Тот вид христианства, представителем которого является Леонтьев, я называю темным, потому что это христианство основано не на любви, а на страхе. Исходный пункт его есть страх, — даже не страх Божий, а просто страх перед всякими земными бедами и особенно страх смерти. Находясь в нужде, человек ищет всемогущего покровителя и заступника и находит его в Боге. Религиозный опыт молитвенного общения с Богом пробуждает любовь к Богу, как абсолютному Добру, и впервые эта любовь сопутствуется тем страхом, который подлинно можно назвать «страхом Божиим», так как сущность его состоит в страхе оскорбить Бога, нарушить волю Его. Итак, действительно, «Начало премудрости страх Божий», но этот страх неразрывно связан с любовью к Богу, а, следовательно, и к творениям Его.

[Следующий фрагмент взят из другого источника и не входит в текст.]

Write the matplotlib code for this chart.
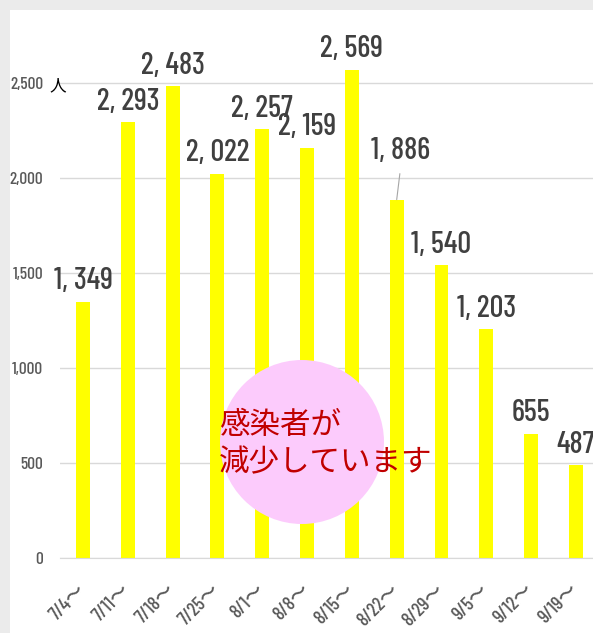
import matplotlib
matplotlib.use("Agg")
import matplotlib.pyplot as plt
from matplotlib.patches import Circle, Rectangle
from matplotlib.transforms import IdentityTransform

categories = ["7/4～", "7/11～", "7/18～", "7/25～", "8/1～", "8/8～", "8/15～",
              "8/22～", "8/29～", "9/5～", "9/12～", "9/19～"]
values = [1349, 2293, 2483, 2022, 2257, 2159, 2569, 1886, 1540, 1203, 655, 487]
yticks = [0, 500, 1000, 1500, 2000, 2500]
ytick_labels = ["0", "500", "1,000", "1,500", "2,000", "2,500"]

numfont = ["Barlow Condensed", "Noto Sans CJK JP", "DejaVu Sans"]
jpfont = ["Noto Sans CJK JP", "DejaVu Sans"]

W, H = 593, 633
fig = plt.figure(figsize=(W / 100, H / 100), dpi=100)
fig.patch.set_facecolor("#ebebeb")
fig.patches.append(Rectangle((10 / W, 0), 1, (H - 10) / H, transform=fig.transFigure,
                             facecolor="white", edgecolor="none", zorder=-10))

ax = fig.add_axes([60 / W, 75 / H, (W - 60) / W, (558 - 10) / H])
ax.set_facecolor("none")
x = list(range(len(values)))
ax.bar(x, values, width=0.31, color="#ffff00", zorder=2)
ax.set_xlim(-0.513, 11.38)
ax.set_ylim(0, 2884)
ax.set_yticks(yticks)
ax.set_yticklabels(ytick_labels, fontfamily=numfont, fontsize=12.5, color="#595959",
                   fontweight=500)
ax.yaxis.grid(True, color="#d9d9d9", linewidth=1, zorder=0)
ax.set_axisbelow(True)
ax.tick_params(axis="y", length=0, pad=12)
ax.set_xticks(x)
ax.set_xticklabels(categories, rotation=45, ha="right", va="center",
                   rotation_mode="anchor",
                   fontfamily=numfont, fontsize=14, color="#595959", fontweight=500)
ax.tick_params(axis="x", length=0, pad=21)
for s in ["top", "right", "left"]:
    ax.spines[s].set_visible(False)
ax.spines["bottom"].set_color("#d9d9d9")

for i, v in enumerate(values):
    label = f"{v:,}".replace(",", ", ")
    if i == 7:
        ax.annotate(label, xy=(i, v), xytext=(3, 29), textcoords="offset points",
                    ha="center", va="baseline", fontfamily=numfont, fontsize=22,
                    color="#404040", fontweight=500,
                    arrowprops=dict(arrowstyle="-", color="#a6a6a6", lw=0.8,
                                    shrinkA=4, shrinkB=0,
                                    relpos=(0.5, 0)))
    else:
        ax.annotate(label, xy=(i, v), xytext=(0, 9), textcoords="offset points",
                    ha="center", va="baseline", fontfamily=numfont, fontsize=22,
                    color="#404040", fontweight=500)

fig.text(49 / W, (H - 86) / H, "人", fontfamily=jpfont, fontsize=12, color="black",
         ha="left", va="center")

circ = Circle((302, H - 442), 82, transform=IdentityTransform(),
              facecolor="#fccbfc", edgecolor="none", zorder=5)
fig.patches.append(circ)
fig.text(219 / W, (H - 425) / H, "感染者が", fontfamily=jpfont, fontsize=22,
         color="#c00000", ha="left", va="center", zorder=6)
fig.text(219 / W, (H - 463) / H, "減少しています", fontfamily=jpfont, fontsize=22,
         color="#c00000", ha="left", va="center", zorder=6)

fig.savefig("out.png", dpi=100, facecolor=fig.get_facecolor())
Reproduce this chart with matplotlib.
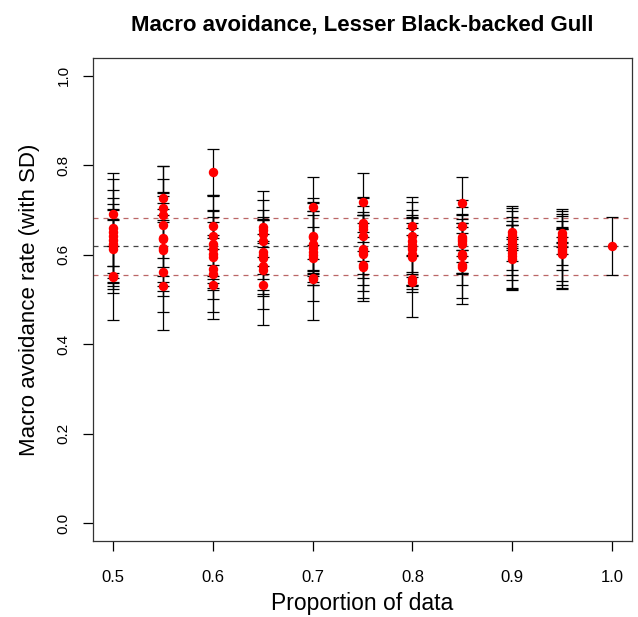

Светлое христианство, выдвигающее на первое место любовь, как это сделал сам Иисус Христос, выразив всю сущность своей проповеди в заповеди любви к Богу и любви к ближнему, может подвергнуться искажению, когда любовь подменяется псевдо–любовью, самовольною, горделивою, не связанною со страхом Божиим, требующим подчинения воле Божией. Но не в меньшей, а, может быть, даже в большей степени подвергается искажениям и темное христианство, выдвигающее на первый план страх. Этот страх перестает быть Божиим, когда он становится опасением нарушить обряд или букву закона, когда он ведет к фанатизму, нетерпимости, к боязни всякой новизны и к религиозным преследованиям. История христианства изобилует этими явлениями. Отпадение от христианства множества людей в наше время в значительной степени объясняется тем, что христиане часто превращают религию любви в религию страха и ненависти.